**Task directions:** Only one portion of the data is to be written out: from the line bearing "What TikZ code" through the line bearing "(rseven) at (2.87,-0.88)". Write it exactly as it appears.

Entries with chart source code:

============================================================

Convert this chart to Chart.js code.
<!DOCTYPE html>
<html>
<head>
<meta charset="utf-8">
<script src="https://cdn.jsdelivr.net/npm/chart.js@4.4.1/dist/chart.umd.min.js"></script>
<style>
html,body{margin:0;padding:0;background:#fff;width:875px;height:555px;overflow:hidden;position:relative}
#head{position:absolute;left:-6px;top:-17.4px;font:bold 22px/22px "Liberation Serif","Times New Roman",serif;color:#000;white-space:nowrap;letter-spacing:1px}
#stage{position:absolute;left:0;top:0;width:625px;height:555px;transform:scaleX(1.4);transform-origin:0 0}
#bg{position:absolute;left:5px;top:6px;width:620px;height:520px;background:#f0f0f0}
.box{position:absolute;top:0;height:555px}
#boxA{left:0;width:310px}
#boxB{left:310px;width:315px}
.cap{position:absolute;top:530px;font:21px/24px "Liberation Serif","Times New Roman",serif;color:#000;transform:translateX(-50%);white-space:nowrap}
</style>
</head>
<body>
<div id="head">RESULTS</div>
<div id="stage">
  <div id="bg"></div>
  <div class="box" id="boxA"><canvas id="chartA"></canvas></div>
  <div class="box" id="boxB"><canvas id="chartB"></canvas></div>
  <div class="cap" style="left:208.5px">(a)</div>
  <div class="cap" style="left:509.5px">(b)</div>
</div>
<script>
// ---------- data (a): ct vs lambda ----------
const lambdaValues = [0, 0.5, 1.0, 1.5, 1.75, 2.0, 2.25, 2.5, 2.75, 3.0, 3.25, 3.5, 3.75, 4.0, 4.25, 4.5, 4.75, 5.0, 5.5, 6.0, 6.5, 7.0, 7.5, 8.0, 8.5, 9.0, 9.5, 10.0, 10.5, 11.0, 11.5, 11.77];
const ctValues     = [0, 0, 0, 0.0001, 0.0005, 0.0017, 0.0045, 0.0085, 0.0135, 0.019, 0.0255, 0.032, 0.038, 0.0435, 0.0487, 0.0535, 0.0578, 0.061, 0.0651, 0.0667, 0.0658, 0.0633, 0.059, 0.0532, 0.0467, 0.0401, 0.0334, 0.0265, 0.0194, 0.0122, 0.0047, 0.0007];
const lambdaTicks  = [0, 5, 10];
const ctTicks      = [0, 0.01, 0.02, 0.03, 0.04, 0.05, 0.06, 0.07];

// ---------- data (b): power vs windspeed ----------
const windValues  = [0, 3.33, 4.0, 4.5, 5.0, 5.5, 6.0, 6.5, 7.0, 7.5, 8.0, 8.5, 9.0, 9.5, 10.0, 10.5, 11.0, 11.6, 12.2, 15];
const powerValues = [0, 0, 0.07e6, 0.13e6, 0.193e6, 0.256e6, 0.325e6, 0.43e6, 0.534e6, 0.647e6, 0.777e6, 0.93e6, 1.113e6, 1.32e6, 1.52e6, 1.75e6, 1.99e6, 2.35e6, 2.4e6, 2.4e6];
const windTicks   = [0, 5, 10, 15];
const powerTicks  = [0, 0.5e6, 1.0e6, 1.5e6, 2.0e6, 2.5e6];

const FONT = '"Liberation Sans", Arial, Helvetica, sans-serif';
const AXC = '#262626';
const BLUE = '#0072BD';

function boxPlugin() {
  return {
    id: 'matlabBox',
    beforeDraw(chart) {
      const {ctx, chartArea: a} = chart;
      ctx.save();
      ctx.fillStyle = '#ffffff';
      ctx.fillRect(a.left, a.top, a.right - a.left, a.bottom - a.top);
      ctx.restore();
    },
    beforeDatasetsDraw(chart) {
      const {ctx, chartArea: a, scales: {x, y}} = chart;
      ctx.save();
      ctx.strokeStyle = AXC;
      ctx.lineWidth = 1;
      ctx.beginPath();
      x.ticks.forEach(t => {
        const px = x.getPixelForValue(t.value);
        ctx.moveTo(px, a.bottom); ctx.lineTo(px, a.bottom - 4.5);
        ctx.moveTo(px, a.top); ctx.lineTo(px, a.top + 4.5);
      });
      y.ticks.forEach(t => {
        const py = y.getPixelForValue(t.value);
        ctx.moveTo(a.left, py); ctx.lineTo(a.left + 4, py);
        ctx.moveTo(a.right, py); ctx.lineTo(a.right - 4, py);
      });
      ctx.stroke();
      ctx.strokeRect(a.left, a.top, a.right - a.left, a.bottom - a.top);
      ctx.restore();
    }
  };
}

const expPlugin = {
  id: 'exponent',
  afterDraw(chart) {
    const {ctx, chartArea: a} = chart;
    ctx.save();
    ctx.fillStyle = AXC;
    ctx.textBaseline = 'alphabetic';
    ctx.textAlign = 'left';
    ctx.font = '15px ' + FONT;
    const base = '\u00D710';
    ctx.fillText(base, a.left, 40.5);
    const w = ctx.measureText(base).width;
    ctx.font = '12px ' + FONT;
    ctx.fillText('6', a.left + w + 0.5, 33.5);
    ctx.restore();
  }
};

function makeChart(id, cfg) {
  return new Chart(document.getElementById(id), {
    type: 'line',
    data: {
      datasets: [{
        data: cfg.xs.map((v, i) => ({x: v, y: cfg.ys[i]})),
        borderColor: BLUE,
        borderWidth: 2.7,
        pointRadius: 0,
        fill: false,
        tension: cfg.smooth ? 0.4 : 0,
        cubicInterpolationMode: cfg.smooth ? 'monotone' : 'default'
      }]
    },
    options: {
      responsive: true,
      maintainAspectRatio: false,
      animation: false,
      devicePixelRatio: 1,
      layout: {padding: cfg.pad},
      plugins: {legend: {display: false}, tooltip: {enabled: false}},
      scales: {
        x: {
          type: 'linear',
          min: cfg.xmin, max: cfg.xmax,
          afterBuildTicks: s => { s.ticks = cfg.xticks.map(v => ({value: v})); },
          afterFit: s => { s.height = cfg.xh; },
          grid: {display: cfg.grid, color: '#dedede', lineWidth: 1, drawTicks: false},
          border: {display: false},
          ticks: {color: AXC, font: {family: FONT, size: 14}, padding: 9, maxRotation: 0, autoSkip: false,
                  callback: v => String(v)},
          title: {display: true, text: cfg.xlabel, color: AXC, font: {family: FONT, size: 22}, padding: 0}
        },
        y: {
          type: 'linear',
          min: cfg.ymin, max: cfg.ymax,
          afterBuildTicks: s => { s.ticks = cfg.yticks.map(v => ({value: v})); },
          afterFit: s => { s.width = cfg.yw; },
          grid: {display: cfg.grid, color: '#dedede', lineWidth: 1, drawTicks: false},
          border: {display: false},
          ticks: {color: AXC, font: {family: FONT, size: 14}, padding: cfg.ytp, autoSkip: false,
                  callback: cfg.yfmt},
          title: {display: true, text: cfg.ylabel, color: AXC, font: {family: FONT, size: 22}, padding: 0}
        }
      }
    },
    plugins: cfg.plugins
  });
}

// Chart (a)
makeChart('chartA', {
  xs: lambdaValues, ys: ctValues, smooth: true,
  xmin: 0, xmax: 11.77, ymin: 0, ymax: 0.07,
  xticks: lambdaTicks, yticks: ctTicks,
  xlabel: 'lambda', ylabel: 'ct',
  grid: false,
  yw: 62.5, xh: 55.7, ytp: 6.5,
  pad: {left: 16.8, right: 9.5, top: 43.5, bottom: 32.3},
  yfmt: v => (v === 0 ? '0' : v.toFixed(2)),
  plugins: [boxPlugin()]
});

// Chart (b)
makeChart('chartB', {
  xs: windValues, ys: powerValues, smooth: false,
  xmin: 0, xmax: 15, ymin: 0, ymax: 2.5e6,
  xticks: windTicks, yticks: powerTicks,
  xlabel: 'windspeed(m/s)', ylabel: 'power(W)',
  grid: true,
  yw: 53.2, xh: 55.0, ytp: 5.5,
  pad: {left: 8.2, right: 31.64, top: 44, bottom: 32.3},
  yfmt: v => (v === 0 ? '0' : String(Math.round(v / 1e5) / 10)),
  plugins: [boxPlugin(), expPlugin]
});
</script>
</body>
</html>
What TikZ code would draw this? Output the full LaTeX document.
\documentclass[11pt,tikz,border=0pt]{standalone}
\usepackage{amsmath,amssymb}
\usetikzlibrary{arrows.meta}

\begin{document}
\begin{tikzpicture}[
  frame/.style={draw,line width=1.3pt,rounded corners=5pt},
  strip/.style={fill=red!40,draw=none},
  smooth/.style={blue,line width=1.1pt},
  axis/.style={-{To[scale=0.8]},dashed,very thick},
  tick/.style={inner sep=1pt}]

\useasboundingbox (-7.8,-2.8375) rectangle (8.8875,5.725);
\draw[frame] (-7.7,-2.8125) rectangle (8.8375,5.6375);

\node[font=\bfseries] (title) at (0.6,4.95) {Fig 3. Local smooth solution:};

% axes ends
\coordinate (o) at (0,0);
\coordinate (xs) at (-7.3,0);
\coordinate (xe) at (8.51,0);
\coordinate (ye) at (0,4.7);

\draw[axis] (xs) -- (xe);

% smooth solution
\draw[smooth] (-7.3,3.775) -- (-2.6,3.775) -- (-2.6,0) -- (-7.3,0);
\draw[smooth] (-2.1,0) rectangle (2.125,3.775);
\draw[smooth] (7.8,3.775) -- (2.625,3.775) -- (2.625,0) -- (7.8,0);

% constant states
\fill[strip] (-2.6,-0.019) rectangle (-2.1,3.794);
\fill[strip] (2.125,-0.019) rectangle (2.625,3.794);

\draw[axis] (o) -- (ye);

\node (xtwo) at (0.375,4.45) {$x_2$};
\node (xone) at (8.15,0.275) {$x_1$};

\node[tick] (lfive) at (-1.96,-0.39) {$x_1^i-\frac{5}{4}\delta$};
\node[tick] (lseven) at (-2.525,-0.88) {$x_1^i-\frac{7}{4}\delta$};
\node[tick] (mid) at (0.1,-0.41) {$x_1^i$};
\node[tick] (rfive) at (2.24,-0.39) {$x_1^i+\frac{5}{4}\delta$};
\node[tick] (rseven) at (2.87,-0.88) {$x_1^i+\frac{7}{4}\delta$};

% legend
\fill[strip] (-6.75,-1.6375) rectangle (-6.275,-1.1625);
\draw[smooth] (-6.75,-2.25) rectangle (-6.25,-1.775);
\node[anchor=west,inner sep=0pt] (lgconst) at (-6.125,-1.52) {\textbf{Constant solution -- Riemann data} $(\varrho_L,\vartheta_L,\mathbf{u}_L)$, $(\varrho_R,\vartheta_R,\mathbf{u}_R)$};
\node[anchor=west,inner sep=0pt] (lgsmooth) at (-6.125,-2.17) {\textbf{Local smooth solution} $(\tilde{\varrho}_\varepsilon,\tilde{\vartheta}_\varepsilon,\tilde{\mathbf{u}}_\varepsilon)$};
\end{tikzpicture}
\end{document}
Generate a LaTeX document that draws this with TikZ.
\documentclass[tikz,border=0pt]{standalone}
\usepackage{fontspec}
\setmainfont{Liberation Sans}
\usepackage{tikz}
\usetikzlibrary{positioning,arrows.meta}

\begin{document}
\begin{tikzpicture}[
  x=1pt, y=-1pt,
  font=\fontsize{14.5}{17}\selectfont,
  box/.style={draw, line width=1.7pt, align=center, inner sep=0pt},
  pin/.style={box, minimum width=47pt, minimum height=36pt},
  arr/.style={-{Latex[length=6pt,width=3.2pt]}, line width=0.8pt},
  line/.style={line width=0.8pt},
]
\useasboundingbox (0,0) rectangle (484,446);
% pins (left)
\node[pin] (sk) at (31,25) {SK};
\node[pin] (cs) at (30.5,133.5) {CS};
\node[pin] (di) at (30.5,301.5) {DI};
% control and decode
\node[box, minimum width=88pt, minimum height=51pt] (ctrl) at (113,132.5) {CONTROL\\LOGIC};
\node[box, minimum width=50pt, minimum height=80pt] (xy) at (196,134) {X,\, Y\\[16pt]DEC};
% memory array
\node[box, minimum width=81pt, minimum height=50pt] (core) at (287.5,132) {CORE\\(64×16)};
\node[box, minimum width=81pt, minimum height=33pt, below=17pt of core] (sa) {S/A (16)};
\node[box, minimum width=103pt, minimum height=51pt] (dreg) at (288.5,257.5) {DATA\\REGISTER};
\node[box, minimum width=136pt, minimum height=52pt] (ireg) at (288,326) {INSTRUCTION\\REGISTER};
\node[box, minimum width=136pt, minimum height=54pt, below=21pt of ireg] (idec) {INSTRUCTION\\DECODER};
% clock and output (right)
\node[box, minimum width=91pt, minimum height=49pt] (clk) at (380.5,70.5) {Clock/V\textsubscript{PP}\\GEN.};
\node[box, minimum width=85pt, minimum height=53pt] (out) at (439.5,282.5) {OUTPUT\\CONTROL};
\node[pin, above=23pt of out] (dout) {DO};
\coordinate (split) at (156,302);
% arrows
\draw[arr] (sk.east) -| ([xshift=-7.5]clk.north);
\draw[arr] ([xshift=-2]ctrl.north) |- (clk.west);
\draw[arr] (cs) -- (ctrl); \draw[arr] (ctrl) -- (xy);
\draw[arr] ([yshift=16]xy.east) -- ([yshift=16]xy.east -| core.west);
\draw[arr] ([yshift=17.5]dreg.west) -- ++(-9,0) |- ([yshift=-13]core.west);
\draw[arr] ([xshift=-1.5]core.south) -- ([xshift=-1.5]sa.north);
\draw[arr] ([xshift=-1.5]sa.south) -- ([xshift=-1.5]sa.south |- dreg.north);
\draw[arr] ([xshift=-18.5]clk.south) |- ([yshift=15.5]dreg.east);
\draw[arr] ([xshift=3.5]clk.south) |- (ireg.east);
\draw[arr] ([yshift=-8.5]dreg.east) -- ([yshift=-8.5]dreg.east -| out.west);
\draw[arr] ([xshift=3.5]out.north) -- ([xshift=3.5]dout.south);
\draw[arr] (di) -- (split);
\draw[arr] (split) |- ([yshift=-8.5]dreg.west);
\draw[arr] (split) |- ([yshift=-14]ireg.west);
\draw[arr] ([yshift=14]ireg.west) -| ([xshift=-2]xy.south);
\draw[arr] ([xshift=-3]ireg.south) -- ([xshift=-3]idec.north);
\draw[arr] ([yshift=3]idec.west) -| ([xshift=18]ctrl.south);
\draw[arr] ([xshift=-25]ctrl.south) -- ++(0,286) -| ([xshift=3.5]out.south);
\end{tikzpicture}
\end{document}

============================================================

**Answer for this exercise:**
What TikZ code would draw this? Output the full LaTeX document.
\documentclass[11pt,tikz,border=0pt]{standalone}
\usepackage{amsmath,amssymb}
\usetikzlibrary{arrows.meta}

\begin{document}
\begin{tikzpicture}[
  frame/.style={draw,line width=1.3pt,rounded corners=5pt},
  strip/.style={fill=red!40,draw=none},
  smooth/.style={blue,line width=1.1pt},
  axis/.style={-{To[scale=0.8]},dashed,very thick},
  tick/.style={inner sep=1pt}]

\useasboundingbox (-7.8,-2.8375) rectangle (8.8875,5.725);
\draw[frame] (-7.7,-2.8125) rectangle (8.8375,5.6375);

\node[font=\bfseries] (title) at (0.6,4.95) {Fig 3. Local smooth solution:};

% axes ends
\coordinate (o) at (0,0);
\coordinate (xs) at (-7.3,0);
\coordinate (xe) at (8.51,0);
\coordinate (ye) at (0,4.7);

\draw[axis] (xs) -- (xe);

% smooth solution
\draw[smooth] (-7.3,3.775) -- (-2.6,3.775) -- (-2.6,0) -- (-7.3,0);
\draw[smooth] (-2.1,0) rectangle (2.125,3.775);
\draw[smooth] (7.8,3.775) -- (2.625,3.775) -- (2.625,0) -- (7.8,0);

% constant states
\fill[strip] (-2.6,-0.019) rectangle (-2.1,3.794);
\fill[strip] (2.125,-0.019) rectangle (2.625,3.794);

\draw[axis] (o) -- (ye);

\node (xtwo) at (0.375,4.45) {$x_2$};
\node (xone) at (8.15,0.275) {$x_1$};

\node[tick] (lfive) at (-1.96,-0.39) {$x_1^i-\frac{5}{4}\delta$};
\node[tick] (lseven) at (-2.525,-0.88) {$x_1^i-\frac{7}{4}\delta$};
\node[tick] (mid) at (0.1,-0.41) {$x_1^i$};
\node[tick] (rfive) at (2.24,-0.39) {$x_1^i+\frac{5}{4}\delta$};
\node[tick] (rseven) at (2.87,-0.88) {$x_1^i+\frac{7}{4}\delta$};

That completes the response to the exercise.